A guerra começou em 1996, quando um grupo de cegos acampou por seis meses em frente ao IPC, na Avenida Visconde de Guarapuava, em Curitiba. Eles queriam assumir a direção do instituto e conseguiram. "Foi pelas mãos dos próprios cegos que o instituto atingiu a sua pior crise", lamenta Rosa. Um dos moradores resume a situação da seguinte maneira: "Entraram com chinelinho de dedo e quando saíram tiveram de mandar carregar baús cheios de coisas".

O último diretor, Manoel Cardoso dos Santos, foi afastado em 2009. Ele foi o líder do acampamento improvisado na Visconde. O processo que ele responde ainda corre na Justiça e tem cerca de 1,6 mil páginas. Santos foi acusado pelo Ministério Público de ter desviado verbas e colocado terrenos do instituto em seu nome. "Era caótico o quadro que a instituição passava, receitas e despesas totalmente desequilibradas, pendendo obviamente para um saldo negativo por mês, em torno de R$ 35 mil", diz um trecho do documento.
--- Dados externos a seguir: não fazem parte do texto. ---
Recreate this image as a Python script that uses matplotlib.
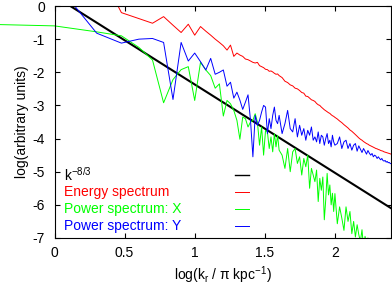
import numpy as np
import matplotlib
matplotlib.use("Agg")
import matplotlib.pyplot as plt
from matplotlib.patches import Rectangle

plt.rcParams["font.family"] = ["Liberation Sans", "DejaVu Sans"]
plt.rcParams["axes.unicode_minus"] = False
plt.rcParams["mathtext.fontset"] = "custom"
plt.rcParams["mathtext.rm"] = "Liberation Sans"

# wavenumber index of each spectrum sample
k = list(range(1, 41)) + list(range(42, 101, 2)) + list(range(104, 253, 4))

energy = [1.8, 1.25, -0.2, -0.38, -0.52, -0.32, -0.58, -0.8, -0.55, -0.88,
          -0.62, -0.76, -0.88, -1.0, -1.1, -1.2, -1.33, -1.18, -1.52, -1.42,
          -1.48, -1.52, -1.6, -1.62, -1.66, -1.7, -1.72, -1.7, -1.8, -1.83,
          -1.86, -1.91, -1.92, -1.97, -1.96, -1.99, -2.03, -2.06, -2.05, -2.1,
          -2.16, -2.27, -2.31, -2.38, -2.41, -2.48, -2.5, -2.55, -2.61, -2.63,
          -2.72, -2.73, -2.78, -2.83, -2.85, -2.88, -2.94, -2.98, -3.0, -3.05,
          -3.09, -3.13, -3.16, -3.19, -3.22, -3.24, -3.28, -3.31, -3.33, -3.36,
          -3.41, -3.47, -3.52, -3.58, -3.63, -3.68, -3.74, -3.78, -3.83, -3.88,
          -3.93, -3.98, -4.02, -4.05, -4.09, -4.12, -4.15, -4.17, -4.2, -4.22,
          -4.24, -4.26, -4.28, -4.3, -4.31, -4.33, -4.34, -4.36, -4.37, -4.38,
          -4.4, -4.41, -4.42, -4.43, -4.44, -4.45, -4.46, -4.47]

power_y = [0.75, -0.82, -1.12, -1.0, -0.98, -1.1, -2.82, -1.1, -1.66, -1.42,
           -1.68, -1.93, -1.58, -2.06, -2.0, -1.93, -2.42, -2.3, -2.78, -2.6,
           -2.84, -3.12, -2.9, -2.68, -3.45, -4.55, -3.3, -3.6, -3.45, -3.2,
           -3.0, -3.05, -3.85, -3.4, -3.7, -3.3, -3.05, -3.45, -3.55, -3.3,
           -3.85, -3.55, -3.15, -3.7, -3.8, -3.4, -3.95, -3.6, -3.9, -3.7,
           -4.05, -3.75, -3.9, -3.65, -4.05, -3.95, -4.1, -3.8, -4.15, -3.9,
           -3.95, -4.2, -4.0, -3.85, -4.15, -4.05, -4.25, -3.9, -4.1, -4.2,
           -4.15, -3.95, -4.3, -4.1, -4.05, -4.3, -4.15, -4.35, -4.2, -4.15,
           -4.38, -4.22, -4.32, -4.42, -4.3, -4.38, -4.47, -4.36, -4.44, -4.5,
           -4.45, -4.55, -4.5, -4.53, -4.6, -4.55, -4.6, -4.64, -4.6, -4.66,
           -4.68, -4.66, -4.71, -4.69, -4.73, -4.72, -4.75, -4.76]

# the X spectrum has one extra sample below k=1
power_x_k0 = 0.4
power_x_y0 = -0.56
power_x = [-0.6, -0.78, -0.9, -1.25, -1.63, -2.92, -2.22, -1.92, -1.83, -2.85,
           -1.7, -1.93, -2.1, -2.48, -2.35, -3.32, -2.85, -2.95, -3.15, -3.45,
           -4.02, -3.35, -3.4, -3.65, -3.5, -3.45, -3.25, -3.5, -4.2, -3.65,
           -4.5, -3.75, -3.8, -4.3, -3.95, -4.4, -3.85, -4.25, -3.9, -4.35,
           -4.5, -4.9, -4.3, -5.0, -4.4, -4.3, -4.75, -4.55, -5.1, -4.6,
           -4.85, -4.5, -5.5, -4.9, -5.1, -5.3, -4.95, -5.9, -5.2, -5.56,
           -5.16, -6.45, -5.85, -5.05, -5.7, -5.4, -6.0, -5.65, -6.2, -5.66,
           -6.57, -6.06, -6.4, -6.77, -6.06, -6.5, -6.2, -6.87, -6.5, -6.97,
           -6.6, -6.9, -7.1, -6.75, -7.3, -6.95, -7.15, -7.0, -7.4, -7.05,
           -7.3, -7.1, -7.5, -7.2, -7.6, -7.3, -7.7, -7.4, -7.8, -7.5,
           -7.9, -7.6, -8.0, -7.7, -8.1, -7.8, -8.2, -7.9]

# reference power law k^-8/3
slope = -8.0 / 3.0
offset = 0.3

logk = np.log10(k)

fig = plt.figure(figsize=(3.92, 2.91), dpi=100)
ax = fig.add_axes([54.5 / 392, 53 / 291, 336.5 / 392, 232 / 291])

xs = np.array([0.0, 2.4])
ax.plot(xs, offset + slope * xs, color="black", lw=1.5)
ax.plot(logk, energy, color="#ff0000", lw=0.7)
gl, = ax.plot(np.concatenate([[np.log10(power_x_k0)], logk]),
              [power_x_y0] + power_x, color="#00ff00", lw=0.7)
ax.plot(logk, power_y, color="#0000ff", lw=0.7)

# gnuplot lets the first X segment run past the left border
clip = Rectangle((-0.2, 0), 1.2, 1, transform=ax.transAxes)
gl.set_clip_path(clip)

ax.set_xlim(0, 2.4)
ax.set_ylim(-7, 0)
ax.set_xticks([0, 0.5, 1, 1.5, 2])
ax.set_xticklabels(["0", "0.5", "1", "1.5", "2"])
ax.set_yticks(range(-7, 1))
ax.tick_params(direction="in", length=3.5, width=0.8, top=True, right=True,
               labelsize=10)
ax.tick_params(axis="y", pad=7)
ax.tick_params(axis="x", pad=6)
for s in ax.spines.values():
    s.set_linewidth(0.8)

ax.set_ylabel("log(arbitrary units)", fontsize=10, labelpad=2)
ax.set_xlabel(r"log(k$_\mathregular{r}$ / π kpc$^\mathregular{-1}$)", fontsize=10,
              labelpad=3)

# gnuplot-style key: left-justified text, sample on the right
labels = [r"k$^\mathregular{-8/3}$", "Energy spectrum", "Power spectrum: X",
          "Power spectrum: Y"]
colors = ["black", "#ff0000", "#00ff00", "#0000ff"]
rows = [0.272, 0.198, 0.125, 0.052]
for lab, c, yy in zip(labels, colors, rows):
    ax.text(0.028, yy, lab, color=c, fontsize=10, va="center", ha="left",
            transform=ax.transAxes)
    ax.plot([0.536, 0.578], [yy, yy], color=c, lw=1.0 if c == "black" else 0.7,
            transform=ax.transAxes)

fig.savefig("out.png", dpi=100)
O texto cita que uma propriedade, avaliada em R$ 700 mil, foi ocupada por Santos, onde montou uma fábrica de vassouras e um lava-jato para o filho. Por telefone, Santos afirma que uma ex-diretora do IPC passou o terreno para o seu nome de forma legal em 1989. Ele diz que o lava-jato nunca existiu e que os supostos desvios de verba teriam sido um mal-entendido. Segundo ele, o instituto tinha de pagar 48 ações trabalhistas e a Justiça confiscava toda a verba que entrava. "Isso eles chamaram de desvio", disse.